Soberanamente aburridos de la metafísica, los filósofos griegos posteriores a Aristóteles se marcharon por otros derroteros, en busca de la buena vida, en el mejor sentido; esto es: a averiguar cómo comportarse para que todo vaya bien y no haya problemas. Experimentaron con una moral de resistencia para tiempos difíciles, tomándose la vida de muy diversas maneras y no tomándose la cuestión ontológica de ninguna de las maneras, con lo que todos —ellos y nosotros que les estudiamos— salimos ganando palpablemente.
Los cínicos fueron, de lejos, los filósofos más cachondos. Antístenes (444-365) fundó un gimnasio en la plaza del Perro Ágil, de dónde surgió el nombre de ‘cínicos’ o ‘perrunos’ con que se conoció a sus seguidores. Inventó la «teología negativa», diciendo que a Dios no había por donde cogerlo, en el sentido de que no era en absoluto como las cosas que conocemos, por lo que no se le podía conocer ni definir.

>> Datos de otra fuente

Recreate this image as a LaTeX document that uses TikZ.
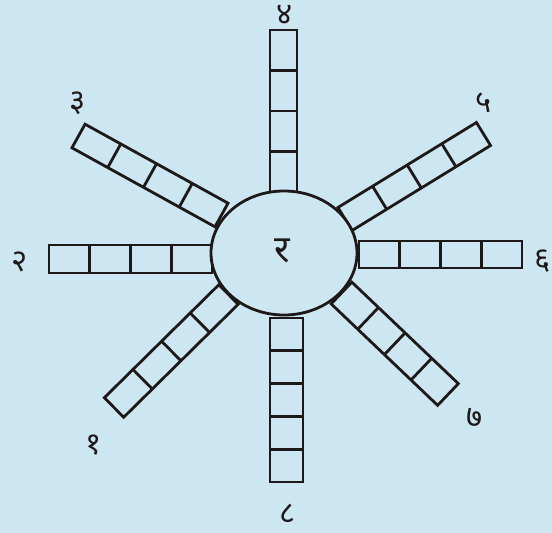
\documentclass[tikz,border=0pt]{standalone}
\usepackage{fontspec}
\newfontfamily\deva[Script=Devanagari]{Noto Sans}
\definecolor{bgblue}{RGB}{205,231,242}
\definecolor{inkc}{RGB}{30,25,25}
\tikzset{
  barline/.style={draw=inkc, line width=2.8pt, line join=miter},
  digit/.style={font=\deva\fontsize{31}{33}\selectfont, text=inkc, inner sep=0pt},
  hub/.style={ellipse, draw=inkc, fill=bgblue, line width=2.8pt, minimum width=146pt, minimum height=124pt, inner sep=0pt}
}
\usetikzlibrary{shapes.geometric}
% inner-mid (x1,y1), outer-mid (x2,y2) in pixels (y down), width, cells
\newcommand\cellbar[6]{%
  \pgfmathsetmacro\cbang{atan2(-(#4)+(#2),(#3)-(#1))}%
  \pgfmathsetmacro\cblen{veclen((#3)-(#1),(#4)-(#2))}%
  \pgfmathtruncatemacro\cbnm{#6-1}%
  \begin{scope}[shift={(#1,-#2)},rotate=\cbang]
    \draw[barline] (0,-#5/2) rectangle (\cblen,#5/2);
    \foreach \k in {1,...,\cbnm} {\draw[barline] ({\k*\cblen/#6},-#5/2) -- ++(0,#5);}
  \end{scope}}
\begin{document}
\begin{tikzpicture}[x=1pt,y=1pt]
\useasboundingbox (0,0) rectangle (552,-533);
\fill[bgblue] (0,0) rectangle (552,-533);
% bars
\cellbar{283.5}{192}{283.5}{30}{27}{4}
\cellbar{286.5}{318}{286.5}{482}{33}{5}
\cellbar{212}{259}{49}{259}{28}{4}
\cellbar{359}{254.5}{522}{254.5}{27}{4}
\cellbar{221.5}{215}{78.5}{136}{27}{4}
\cellbar{345}{219}{483.5}{134}{27}{4}
\cellbar{228.5}{294.5}{114}{407.5}{27.5}{4}
\cellbar{341.5}{293}{448}{394.5}{30}{4}
% hub
\node[hub] (hub) at (284,-253) {};
\node[font=\deva\fontsize{38}{40}\selectfont, text=inkc, inner sep=0pt] (ra) at (282,-251) {र};
% labels
\node[digit] (d4) at (285,-15) {४};
\node[digit] (d3) at (78,-103) {३};
\node[digit] (d5) at (484,-103) {५};
\node[digit] (d2) at (20,-262) {२};
\node[digit] (d6) at (543,-261) {६};
\node[digit] (d1) at (94,-445) {१};
\node[digit] (d7) at (475,-418) {७};
\node[digit] (d8) at (288,-514) {८};
\end{tikzpicture}
\end{document}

Este señor postuló el ascetismo y la falta de necesidades. Su argumento era que el hombre debía pasar desapercibido, consumir lo mínimo y no hacer nunca la declaración de Hacienda. Solo así podría obtener la felicidad o eudaimonía, que consiste principalmente en ser libre, vivir tranquilo y no tener ningún pariente, para que no te den la lata.
Uno de sus discípulos es el filósofo más divertido que conocemos: Diógenes de Sinope (413-323), un protoanarquista al que sus conciudadanos expulsaron de su ciudad por apestoso, aunque él no se lo tomo a mal. Cuenta un tocayo suyo —Diógenes Laercio— que cuando le dijeron al cínico: «Los sinopenses te condenaron al destierro», él contestó a sus interlocutores: «Y yo, a ellos, a quedarse». Esto se llama saber tomarse la vida con sabiduría.
Diógenes se hizo famoso por vivir en un tonel, sin apenas posesiones. Solo tenía una taza para beber agua. Un día vio a un niño beber de una fuente en el cuenco de su mano. De inmediato, rompió su taza y se dio de bofetadas, por haber sido tan imbécil hasta aquel momento.
Muchas otras anécdotas podríamos contar, pero es ya la hora de merendar y tenemos prisa por acabar esta sección. Diógenes dice que solo importa lo que sirve para vivir; todo lo demás —las riquezas, los honores, la fama— no le interesa lo más mínimo. La mejor sociedad es la constituida por uno mismo y por nadie más, y su doctrina se puede resumir en la renuncia a toda teoría y a un desdén completo por esas verdades eternas que no sirven absolutamente para nada.
Vienen a continuación (o un poco antes, porque lo de las fechas no lo tenemos muy claro) los cirenaicos, capitaneados, por así decirlo, por Arístipo de Cirene (435-350), para quien el bien supremo es el placer. Este hedonismo tiene muchas cortapisas, aunque no lo parezca a simple vista. Se trata de placeres moderados y un tanto burgueses, sin excesos. Además, hay que saber dominarlos y no vale dejar que los placeres te arrastren en su voluptuoso torbellino como una hoja caída. (¡Vaya una cursilada de frase que acabamos de escribir!). Se ha de permanecer imperturbable ante lo que nos sucede y hay que saber renunciar al placer si este se hace muy intenso. En resumidas cuentas: que estos señores nos parecen más puritanos que otra cosa, por mucho que hablen del goce y de darle gusto al cuerpo.